TORONTO (AFP) — Not all cops are corrupt -- but most grudgingly turn a blind eye to fellow officers' bad deeds, actor Edward Norton suggested Tuesday at the premiere of the movie "Pride and Glory" at the Toronto film festival.
"If you ask people who do that work ... and you ask them, 'What would you do in that situation?' most of the cops we talked to said that people's boundary lines were pretty far out," Norton told a press conference.
"I got a sense talking to certain cops that they almost resented being put in a position of having to be the one who would betray the institutional bond," the actor said.
Norton ("Fight Club," 1999, "American History X," 1998, "Primal Fear," 1996) described this ambivalence as "being at war with your own instincts."
The film "Pride and Glory" by director Gavin O'Connor, himself the son of a retired policeman, wrestles with this contradiction.
As the son, brother and brother-in-law of policemen in the film, Detective Ray Tierney (Norton) struggles to choose between arresting fellow cops and turning a blind eye to their blatant corruption touching his biological family.
"Growing up in New York, we always heard, 'Cops bleed blue,'" said O'Connor, citing an unwritten code of honor among police officers in which reporting another officer's errors, misconduct, or crimes is regarded as a betrayal.
The phrases "blue wall of silence," "blue code of silence" or "thin blue line" were first coined in US newsprint, and then became popular culture references alluding to the blue uniforms worn by US urban cops.
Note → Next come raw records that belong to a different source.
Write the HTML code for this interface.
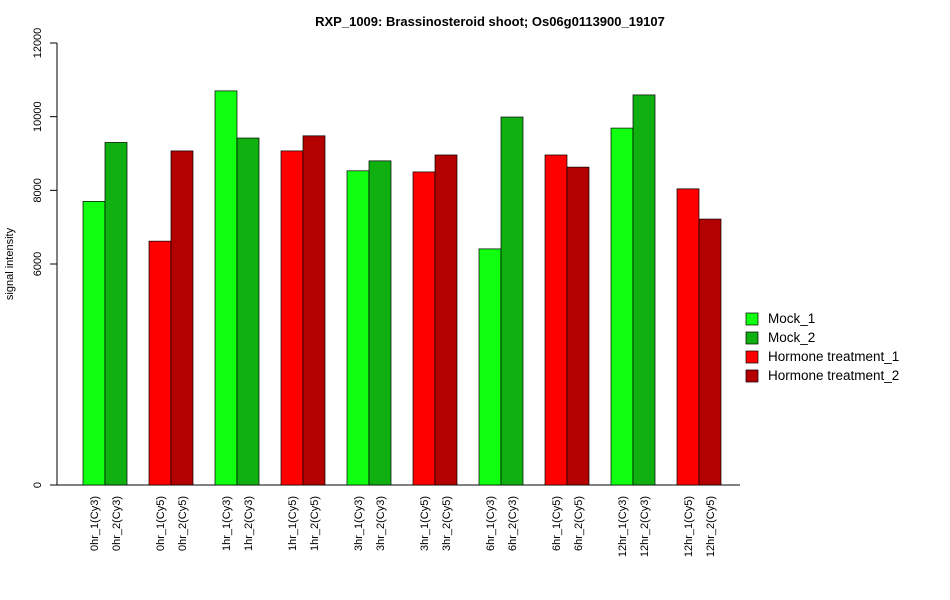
<!DOCTYPE html>
<html><head><meta charset="utf-8"><style>
body{margin:0;background:#fff;}
svg{display:block;font-family:"Liberation Sans",Arial,sans-serif;}
</style></head><body>
<svg id="chart" width="950" height="600">
<text x="490" y="26" text-anchor="middle" font-size="13" font-weight="bold">RXP_1009: Brassinosteroid shoot; Os06g0113900_19107</text>
<text transform="translate(13,264) rotate(-90)" text-anchor="middle" font-size="11">signal intensity</text>
<g id="axes"></g><g id="bars"></g><g id="xlabels"></g>
<g>
<rect x="746" y="313" width="12" height="12" fill="#11ff11" stroke="#000" stroke-width="0.7"/>
<text x="768" y="323" font-size="13.5">Mock_1</text>
<rect x="746" y="332" width="12" height="12" fill="#10b010" stroke="#000" stroke-width="0.7"/>
<text x="768" y="342" font-size="13.5">Mock_2</text>
<rect x="746" y="351" width="12" height="12" fill="#ff0000" stroke="#000" stroke-width="0.7"/>
<text x="768" y="361" font-size="13.5">Hormone treatment_1</text>
<rect x="746" y="370" width="12" height="12" fill="#b30000" stroke="#000" stroke-width="0.7"/>
<text x="768" y="380" font-size="13.5">Hormone treatment_2</text>
</g>
</svg>
<script>
const categories=["0hr_1(Cy3)","0hr_2(Cy3)","0hr_1(Cy5)","0hr_2(Cy5)","1hr_1(Cy3)","1hr_2(Cy3)","1hr_1(Cy5)","1hr_2(Cy5)","3hr_1(Cy3)","3hr_2(Cy3)","3hr_1(Cy5)","3hr_2(Cy5)","6hr_1(Cy3)","6hr_2(Cy3)","6hr_1(Cy5)","6hr_2(Cy5)","12hr_1(Cy3)","12hr_2(Cy3)","12hr_1(Cy5)","12hr_2(Cy5)"];
const values=[7700,9300,6620,9070,10700,9420,9070,9480,8530,8800,8500,8960,6410,9990,8960,8630,9690,10590,8040,7220];
const groups=["mock1","mock2","hormone1","hormone2","mock1","mock2","hormone1","hormone2","mock1","mock2","hormone1","hormone2","mock1","mock2","hormone1","hormone2","mock1","mock2","hormone1","hormone2"];
const yTicks=[0,6000,8000,10000,12000];
const colors={mock1:"#11ff11",mock2:"#10b010",hormone1:"#ff0000",hormone2:"#b30000"};
const NS="http://www.w3.org/2000/svg";
const y=v=>485-v*442/12000;
const x=i=>83+Math.floor(i/2)*66+(i%2)*22;
function mk(tag,attrs,parent){const e=document.createElementNS(NS,tag);for(const k in attrs)e.setAttribute(k,attrs[k]);parent.appendChild(e);return e;}
const axes=document.getElementById('axes');
let l=mk('line',{x1:57,x2:57,y1:y(12000),y2:y(0),stroke:"#000"},axes);


l=mk('line',{x1:50,x2:740,y1:485,y2:485,stroke:"#000"},axes);


yTicks.forEach(t=>{
 const tk=mk('line',{x1:50,x2:57,y1:y(t),y2:y(t),stroke:"#000"},axes);
 
 
 const tx=mk('text',{transform:`translate(41,${y(t)}) rotate(-90)`,"text-anchor":"middle","font-size":"11"},axes);
 tx.textContent=t;
 
 
});
const bars=document.getElementById('bars'),xl=document.getElementById('xlabels');
values.forEach((v,i)=>{
 const r=mk('rect',{x:x(i),y:y(v),width:22,height:485-y(v),fill:colors[groups[i]],stroke:"#000","stroke-width":"0.7"},bars);
 
 
 const t=mk('text',{transform:`translate(${x(i)+15},496) rotate(-90)`,"text-anchor":"end","font-size":"11"},xl);
 t.textContent=categories[i];
 
 
});
</script>
</body></html>
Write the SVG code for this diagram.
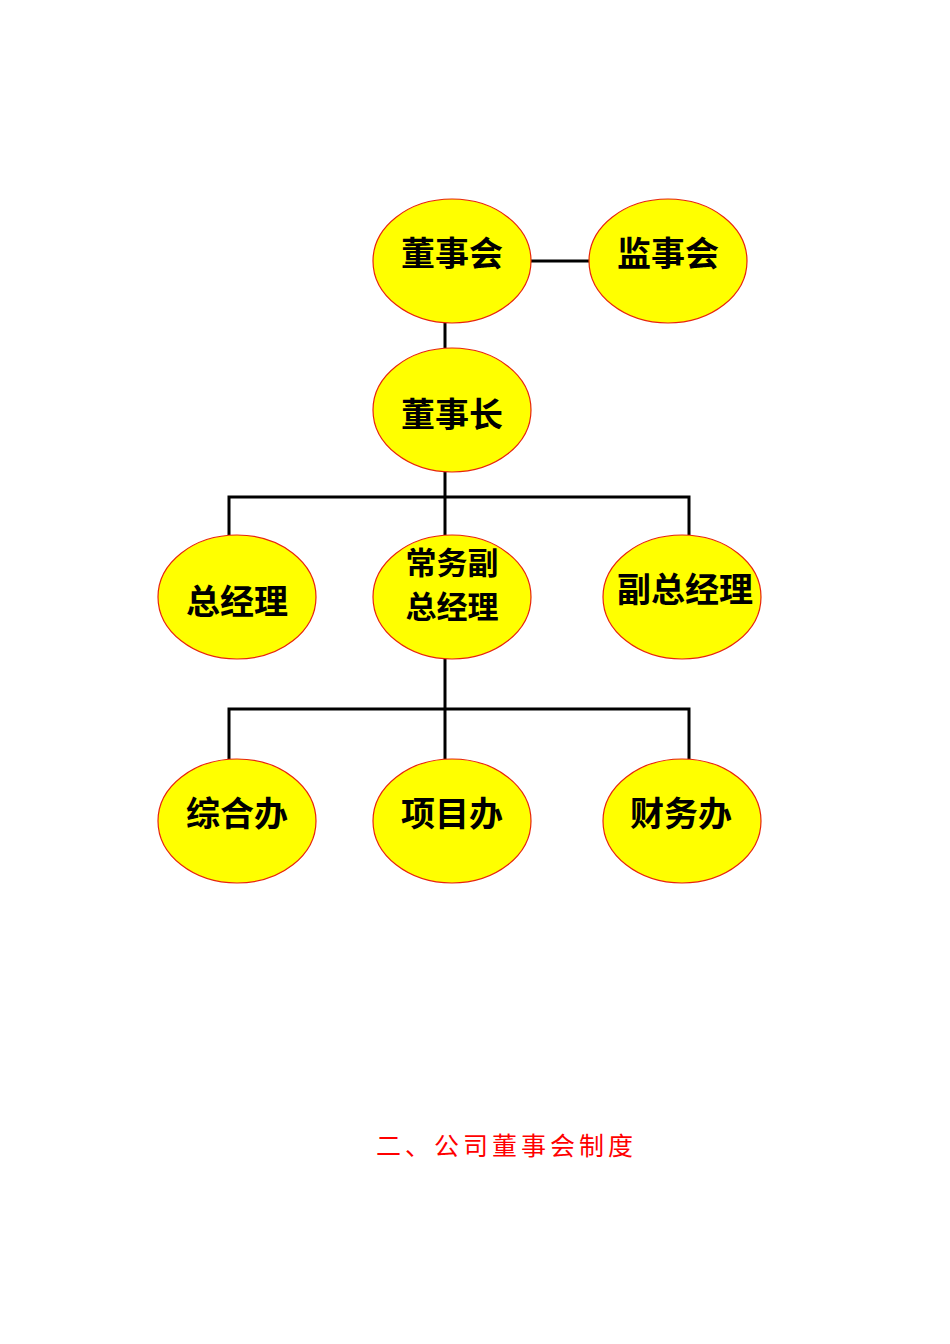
<svg xmlns="http://www.w3.org/2000/svg" width="950" height="1344" viewBox="0 0 950 1344">
<style>
.n{fill:#ffff00;stroke:#e8240c;stroke-width:1.2}
.t{font-family:"Noto Sans CJK SC","Noto Sans CJK JP",sans-serif;font-size:34px;font-weight:bold;fill:#000;text-anchor:middle}
.s{font-size:31px}
.c{fill:none;stroke:#000;stroke-width:3}
.title{font-family:"Noto Sans CJK SC",sans-serif;font-size:25px;fill:#ff0000;letter-spacing:4px}
</style>
<rect width="950" height="1344" fill="#fff"/>
<g id="connectors">
<line class="c" x1="531" y1="261" x2="589" y2="261"/>
<line class="c" x1="445" y1="323" x2="445" y2="348"/>
<polyline class="c" points="229,535 229,497 689,497 689,535"/>
<line class="c" x1="445" y1="472" x2="445" y2="535"/>
<polyline class="c" points="229,759 229,709 689,709 689,759"/>
<line class="c" x1="445" y1="659" x2="445" y2="759"/>
</g>
<g id="dongshihui"><ellipse class="n" cx="452" cy="261" rx="79" ry="62"/><text class="t" x="452" y="266">董事会</text></g>
<g id="jianshihui"><ellipse class="n" cx="668" cy="261" rx="79" ry="62"/><text class="t" x="668" y="266">监事会</text></g>
<g id="dongshizhang"><ellipse class="n" cx="452" cy="410" rx="79" ry="62"/><text class="t" x="452" y="427">董事长</text></g>
<g id="zongjingli"><ellipse class="n" cx="237" cy="597" rx="79" ry="62"/><text class="t" x="237" y="614">总经理</text></g>
<g id="changwu"><ellipse class="n" cx="452" cy="597" rx="79" ry="62"/><text class="t s" x="452" y="574">常务副</text><text class="t s" x="452" y="618">总经理</text></g>
<g id="fuzongjingli"><ellipse class="n" cx="682" cy="597" rx="79" ry="62"/><text class="t" x="685" y="602">副总经理</text></g>
<g id="zonghe"><ellipse class="n" cx="237" cy="821" rx="79" ry="62"/><text class="t" x="237" y="826">综合办</text></g>
<g id="xiangmu"><ellipse class="n" cx="452" cy="821" rx="79" ry="62"/><text class="t" x="452" y="826">项目办</text></g>
<g id="caiwu"><ellipse class="n" cx="682" cy="821" rx="79" ry="62"/><text class="t" x="681" y="826">财务办</text></g>
<text class="title" x="376" y="1155">二、公司董事会制度</text>
</svg>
"I wondered if you took this notion of a police fraternity and then you take a real family of cops and you put them in a blender, what would happen," said O'Connor. "Where would your loyalties lie?"
The film, which features a commanding performance by Jon Voight as the Tierney family patriarch, also has the potential to speak to broader issues in America, such as methods used in US President George W. Bush's "war on terror" to extract information from suspects.
This is primarily what attracted Norton to the role, he said.
"These are guys who live every day on the edge of darkness. They're dealing with the most difficult, dangerous fringes of society," said Noah Emmerich, cast as Ray's older brother Francis in the film.
"Because we live in a democracy, there are tremendous constraints on what they're allowed to do, because we have great individual freedoms," he said. But "it makes their job very, very hard to do."
At this moment in the United States, "this balance of security and safety with freedom is very tough," Emmerich said.
The script was written in 1999, two years after a Haitian immigrant was beaten and sodomized with a toilet plunger while in New York City Police Department custody.
But it could be easily applied more broadly to current America, said Norton.